** Begin DATA ENTRIES **

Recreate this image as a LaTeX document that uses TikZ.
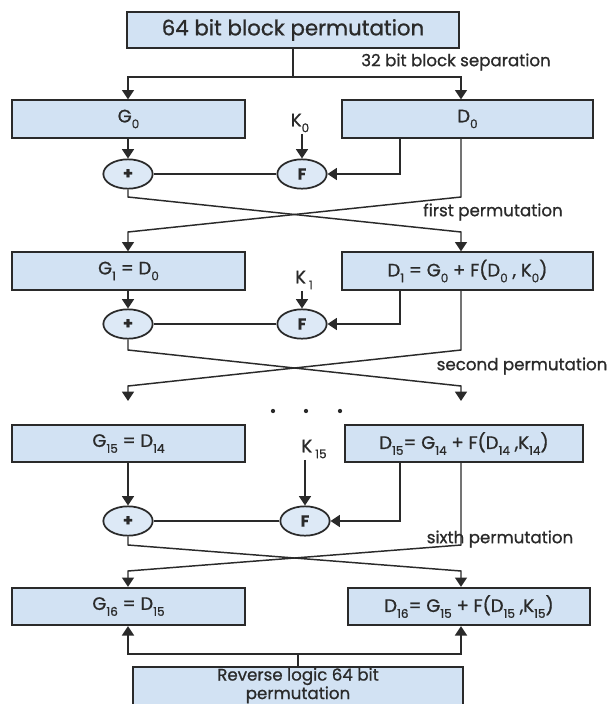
\documentclass[tikz,border=0pt]{standalone}
\usepackage{fontspec}
\setmainfont{Poppins}[FakeBold=0.9]
\usetikzlibrary{arrows.meta,shapes.geometric,calc}
\definecolor{boxfill}{HTML}{D2E2F3}
\definecolor{cirfill}{HTML}{DDE9F6}
\definecolor{ink}{HTML}{2A2A2A}
\newcommand\dsub[1]{\raisebox{-0.6ex}{\small #1}}
\begin{document}
\begin{tikzpicture}[x=0.75pt,y=-0.75pt,
  bx/.style={draw=ink,line width=1.5pt,fill=boxfill,text=ink,minimum height=28pt,inner sep=2pt,font=\fontsize{13.5}{15}\selectfont},
  op/.style={ellipse,draw=ink,line width=1.3pt,fill=cirfill,text=ink,minimum width=37pt,minimum height=22pt,inner sep=0pt,font=\fontsize{12}{13}\selectfont\bfseries},
  klab/.style={text=ink,inner sep=1pt,font=\fontsize{13.5}{15}\selectfont},
  lab/.style={text=ink,inner sep=1pt,font=\fontsize{12.5}{14}\selectfont},
  ln/.style={draw=ink,line width=1.1pt},
  arr/.style={ln,-{Triangle[width=9pt,length=7pt]}}]
\useasboundingbox (0,0) rectangle (607,704);
\clip (0,0) rectangle (607,704);
% reference x positions
\coordinate (L) at (128,0);
\coordinate (R) at (461,0);
\coordinate (M) at (400,0);
% boxes
\node[bx,minimum width=249pt,minimum height=27pt,font=\fontsize{16}{18}\selectfont] (top) at (293,30) {64 bit block permutation};
\node[bx,minimum width=174.75pt] (G0) at (128.5,119) {G\dsub{0}};
\node[bx,minimum width=188.25pt] (D0) at (467.5,119) {D\dsub{0}};
\node[bx,minimum width=174.75pt] (G1) at (128.5,271) {G\dsub{1} = D\dsub{0}};
\node[bx,minimum width=188.25pt] (D1) at (467.5,271) {D\dsub{1} = G\dsub{0} + F(D\dsub{0} , K\dsub{0})};
\node[bx,minimum width=174.75pt] (G15) at (128.5,443.5) {G\dsub{15} = D\dsub{14}};
\node[bx,minimum width=178.5pt] (D15) at (464,443.5) {D\dsub{15}= G\dsub{14} + F(D\dsub{14} ,K\dsub{14})};
\node[bx,minimum width=174.75pt] (G16) at (128.5,606.5) {G\dsub{16} = D\dsub{15}};
\node[bx,minimum width=181.5pt] (D16) at (469,606.5) {D\dsub{16}= G\dsub{15} + F(D\dsub{15} ,K\dsub{15})};
\node[draw=ink,line width=1.5pt,fill=boxfill,minimum width=247.5pt,minimum height=40pt,anchor=north,inner sep=0pt] (bot) at (298,666) {};
\node[text=ink,align=center,anchor=north,inner sep=0pt,font=\fontsize{12.5}{10.8}\selectfont] (botlbl) at ([yshift=-1.2pt]bot.north) {Reverse logic 64 bit\\permutation};
% operators
\node[op] (P0) at (128,174) {+};
\node[op] (F0) at (302,174) {F};
\node[op] (P1) at (128,324) {+};
\node[op] (F1) at (302,324) {F};
\node[op] (P15) at (128,521) {+};
\node[op] (F15) at (305,521) {F};
% keys
\node[klab] (K0) at (300,123) {K\dsub{0}};
\node[klab] (K1) at (304,280) {K\,\dsub{1}};
\node[klab] (K15) at (314,449) {K\,\dsub{15}};
% labels
\node[lab] (l0) at (456,62) {32 bit block separation};
\node[lab] (l1) at (493,212) {first permutation};
\node[lab,anchor=east] (l2) at (609,366) {second permutation};
\node[lab] (l3) at (500,539) {sixth permutation};
% separation
\coordinate (sp) at (293,77);
\draw[ln] (top.south) -- (sp);
\draw[arr] (sp) -| (G0.north -| L);
\draw[arr] (sp) -| (D0.north -| R);
% round 1
\draw[arr] (G0.south -| L) -- (P0.north);
\draw[arr] (F0.north |- K0.south) -- (F0.north);
\draw[arr] (D0.south -| M) |- (F0.east);
\draw[ln] (F0.west) -- (P0.east);
\coordinate (c1a) at (128,197); \coordinate (c1b) at (461,197);
\coordinate (c1c) at (128,232); \coordinate (c1d) at (461,232);
\draw[arr] (P0.south) -- (c1a) -- (c1d) -- (D1.north -| R);
\draw[arr] (D0.south -| R) -- (c1b) -- (c1c) -- (G1.north -| L);
% round 2
\draw[arr] (G1.south -| L) -- (P1.north);
\draw[arr] (F1.north |- K1.south) -- (F1.north);
\draw[arr] (D1.south -| M) |- (F1.east);
\draw[ln] (F1.west) -- (P1.east);
\coordinate (c2a) at (128,350); \coordinate (c2b) at (461,350);
\coordinate (c2c) at (128,386); \coordinate (c2d) at (461,386);
\coordinate (e1) at (128,401); \coordinate (e2) at (461,401);
\draw[arr] (P1.south) -- (c2a) -- (c2d) -- (e2);
\draw[arr] (D1.south -| R) -- (c2b) -- (c2c) -- (e1);
% dots
\foreach \xx/\nm in {273/d1,306/d2,340/d3}
  \fill[ink] (\xx,411) circle (1.6pt) coordinate (\nm);
% round 16
\draw[arr] (G15.south -| L) -- (P15.north);
\draw[arr] (F15.north |- K15.south) -- (F15.north);
\draw[arr] (D15.south -| M) |- (F15.east);
\draw[ln] (F15.west) -- (P15.east);
\coordinate (c3a) at (128,545); \coordinate (c3b) at (461,545);
\coordinate (c3c) at (128,571); \coordinate (c3d) at (461,571);
\draw[arr] (P15.south) -- (c3a) -- (c3d) -- (D16.north -| R);
\draw[arr] (D15.south -| R) -- (c3b) -- (c3c) -- (G16.north -| L);
% final
\coordinate (bj) at (298,654);
\draw[ln] (bot.north) -- (bj);
\draw[arr] (bj) -| (G16.south -| L);
\draw[arr] (bj) -| (D16.south -| R);
\end{tikzpicture}
\end{document}
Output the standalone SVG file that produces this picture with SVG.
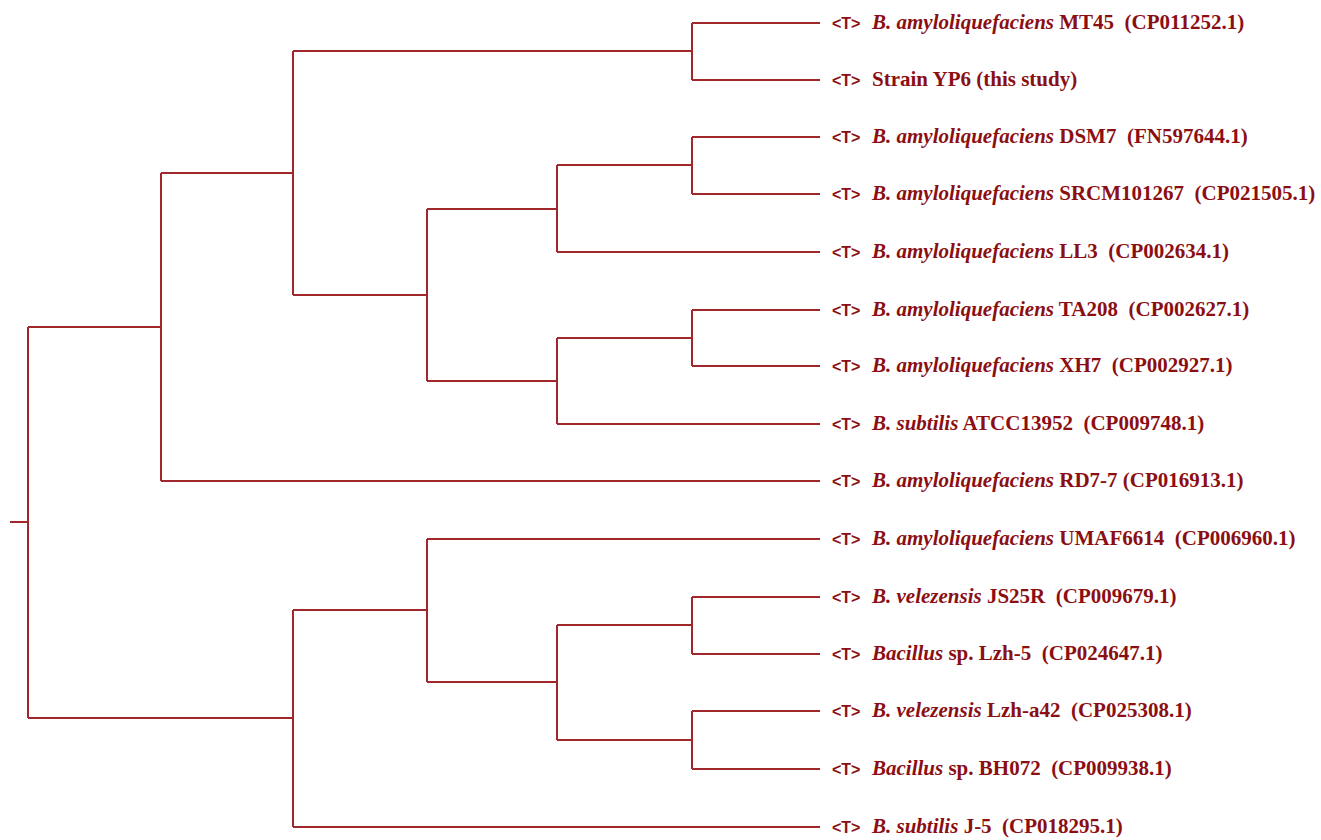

** End DATA ENTRIES **

**TASK STATEMENT**
Identify every line holding the word "this" and copy it out.

**EXERCISE SOLUTION**
Recreate this image as a LaTeX document that uses TikZ.
Output the standalone SVG file that produces this picture with SVG.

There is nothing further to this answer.